Today when I left my house around noon, my two little ones entrusted to an awesome babysitter, I was looking forward to three hours of almost free time awaiting me in the big city, alone...able to shop and run errands without anyone complaining, whining, arguing, crying, etc. In theory this all sounded utterly blissful; in reality, it felt utterly lonely. I guess I have grown accustom to being a party of three. After spending the last two months as The Three Amigas, I feel a little lost when I do not have my girls in tow.

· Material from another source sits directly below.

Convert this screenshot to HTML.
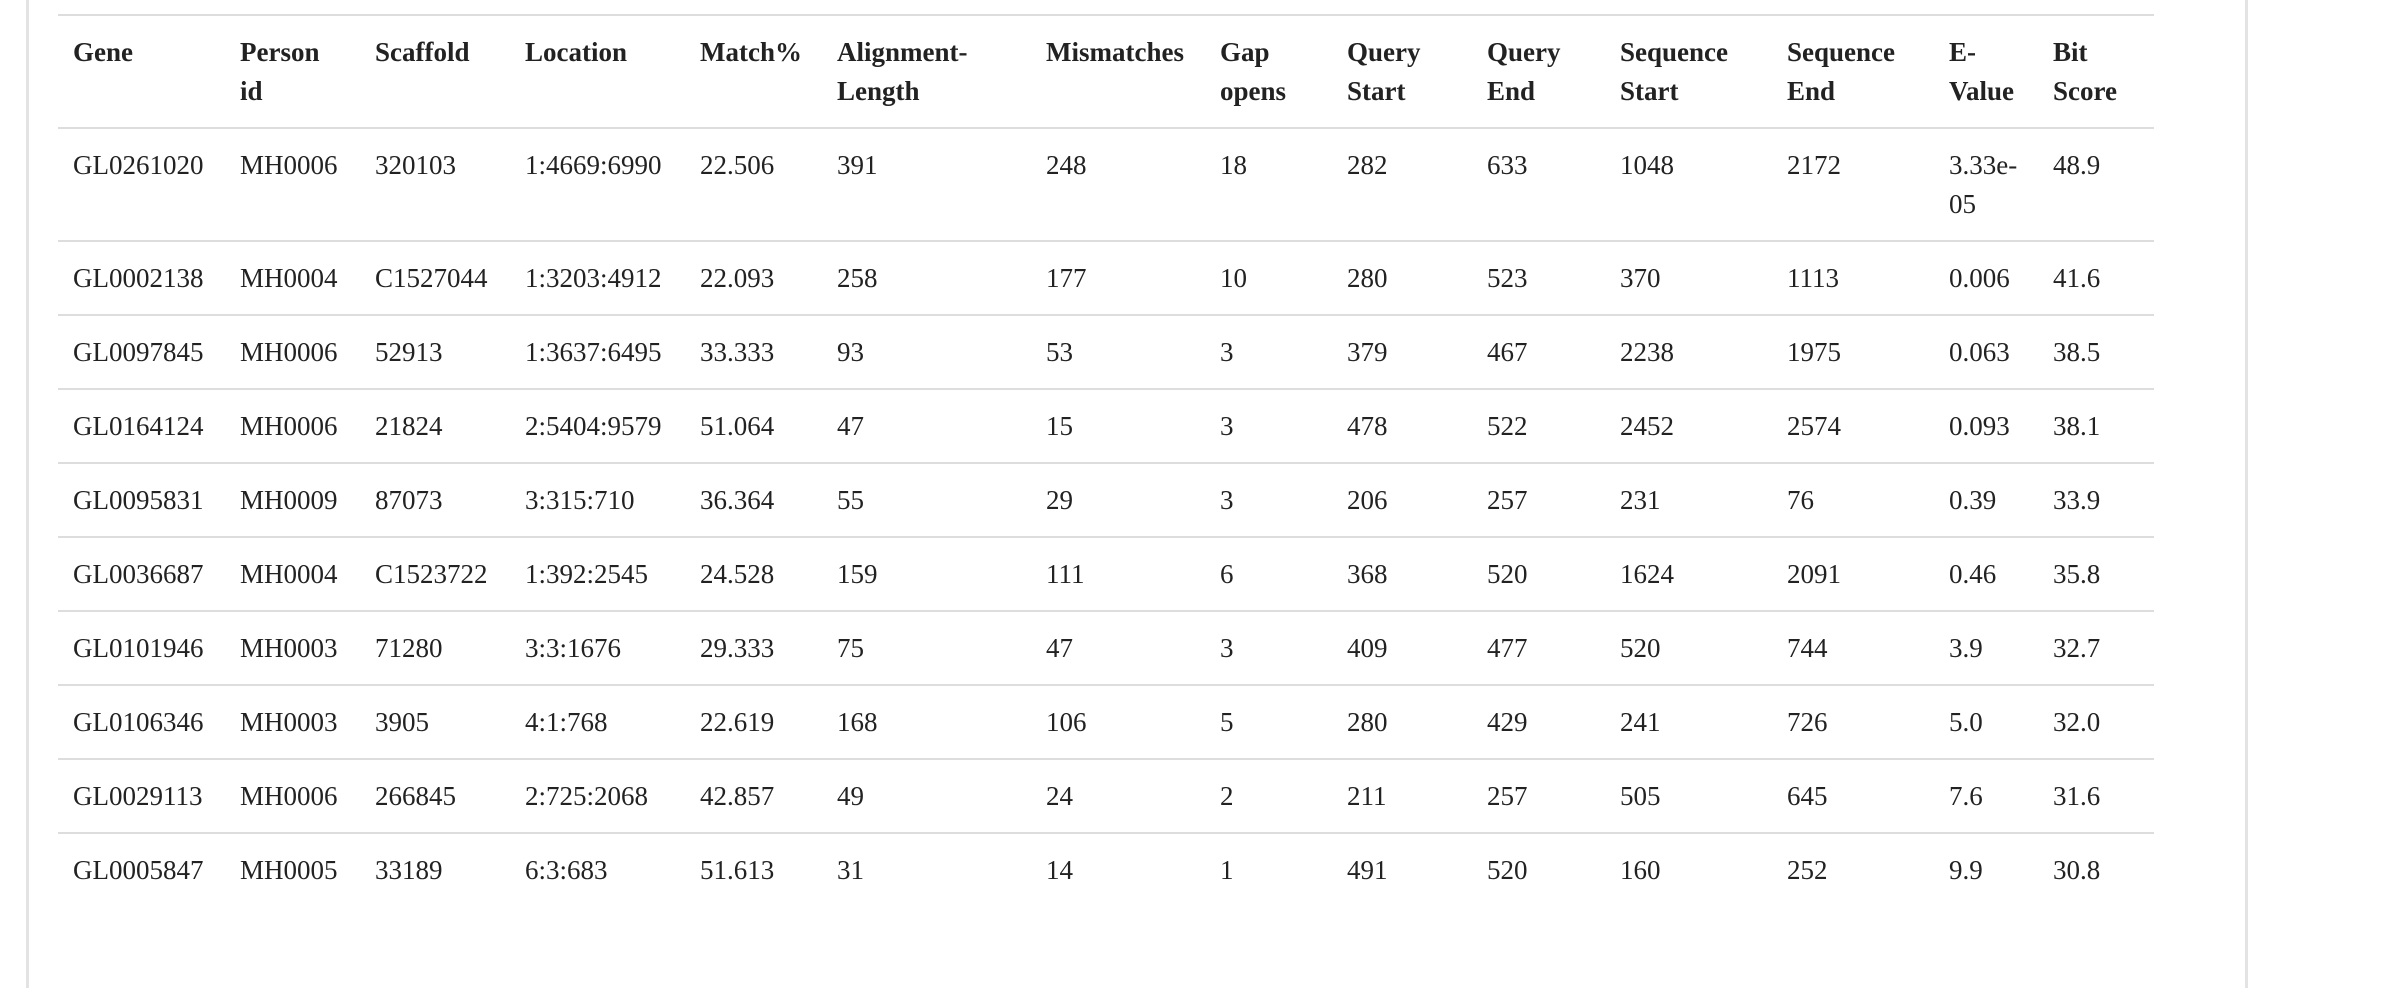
<!DOCTYPE html>
<html><head><meta charset="utf-8"><style>
html,body{margin:0;padding:0;background:#fff;width:2400px;height:980px;overflow:hidden}
.frame{position:absolute;left:26px;top:-2px;width:2216px;height:990px;border-left:3px solid #e3e3e3;border-right:3px solid #e3e3e3}
table{position:absolute;left:58px;top:14px;width:2096px;border-collapse:collapse;table-layout:fixed;font-family:"Liberation Serif",serif;font-size:27px;line-height:39px;color:#222}
th,td{text-align:left;vertical-align:top;padding:17px 12px 16px 15px;border-top:2px solid #ddd;word-wrap:break-word}
th{font-weight:bold;color:#222}
</style></head><body>
<div class="frame"></div>
<table>
<colgroup><col style="width:167px"><col style="width:135px"><col style="width:150px"><col style="width:175px"><col style="width:137px"><col style="width:209px"><col style="width:174px"><col style="width:127px"><col style="width:140px"><col style="width:133px"><col style="width:167px"><col style="width:162px"><col style="width:104px"><col style="width:116px"></colgroup>
<thead><tr>
<th>Gene</th>
<th>Person id</th>
<th>Scaffold</th>
<th>Location</th>
<th>Match%</th>
<th>Alignment-Length</th>
<th>Mismatches</th>
<th>Gap opens</th>
<th>Query Start</th>
<th>Query End</th>
<th>Sequence Start</th>
<th>Sequence End</th>
<th>E-Value</th>
<th>Bit Score</th>
</tr></thead>
<tbody>
<tr><td>GL0261020</td><td>MH0006</td><td>320103</td><td>1:4669:6990</td><td>22.506</td><td>391</td><td>248</td><td>18</td><td>282</td><td>633</td><td>1048</td><td>2172</td><td>3.33e-05</td><td>48.9</td></tr>
<tr><td>GL0002138</td><td>MH0004</td><td>C1527044</td><td>1:3203:4912</td><td>22.093</td><td>258</td><td>177</td><td>10</td><td>280</td><td>523</td><td>370</td><td>1113</td><td>0.006</td><td>41.6</td></tr>
<tr><td>GL0097845</td><td>MH0006</td><td>52913</td><td>1:3637:6495</td><td>33.333</td><td>93</td><td>53</td><td>3</td><td>379</td><td>467</td><td>2238</td><td>1975</td><td>0.063</td><td>38.5</td></tr>
<tr><td>GL0164124</td><td>MH0006</td><td>21824</td><td>2:5404:9579</td><td>51.064</td><td>47</td><td>15</td><td>3</td><td>478</td><td>522</td><td>2452</td><td>2574</td><td>0.093</td><td>38.1</td></tr>
<tr><td>GL0095831</td><td>MH0009</td><td>87073</td><td>3:315:710</td><td>36.364</td><td>55</td><td>29</td><td>3</td><td>206</td><td>257</td><td>231</td><td>76</td><td>0.39</td><td>33.9</td></tr>
<tr><td>GL0036687</td><td>MH0004</td><td>C1523722</td><td>1:392:2545</td><td>24.528</td><td>159</td><td>111</td><td>6</td><td>368</td><td>520</td><td>1624</td><td>2091</td><td>0.46</td><td>35.8</td></tr>
<tr><td>GL0101946</td><td>MH0003</td><td>71280</td><td>3:3:1676</td><td>29.333</td><td>75</td><td>47</td><td>3</td><td>409</td><td>477</td><td>520</td><td>744</td><td>3.9</td><td>32.7</td></tr>
<tr><td>GL0106346</td><td>MH0003</td><td>3905</td><td>4:1:768</td><td>22.619</td><td>168</td><td>106</td><td>5</td><td>280</td><td>429</td><td>241</td><td>726</td><td>5.0</td><td>32.0</td></tr>
<tr><td>GL0029113</td><td>MH0006</td><td>266845</td><td>2:725:2068</td><td>42.857</td><td>49</td><td>24</td><td>2</td><td>211</td><td>257</td><td>505</td><td>645</td><td>7.6</td><td>31.6</td></tr>
<tr><td>GL0005847</td><td>MH0005</td><td>33189</td><td>6:3:683</td><td>51.613</td><td>31</td><td>14</td><td>1</td><td>491</td><td>520</td><td>160</td><td>252</td><td>9.9</td><td>30.8</td></tr>
</tbody></table>
</body></html>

I guess there are two sides to this coin, two truths that must learn to coexist some how without canceling each other out. Truth 1: I am a mom and thus my heart is joined to my childrens' hearts. Being apart from them feels a little like leaving the house only wearing one earring or one shoe, uncomfortable and out of sorts. Second truth: I am an individual who needs time to recoup, think, run errands uninterrupted, sing too loud to the radio in the car with the windows down on back country roads where only the wind, dogs and cows can hear (Not that I do that. ;) , breathe, have time alone for me and God to chat. Not spending time alone with me, myself, and God feels a little like losing touch with an old friend, regretful and sad.
Answer: Not sure....but isn't the first step admitting the problem. On the road to recovery...one step at a time.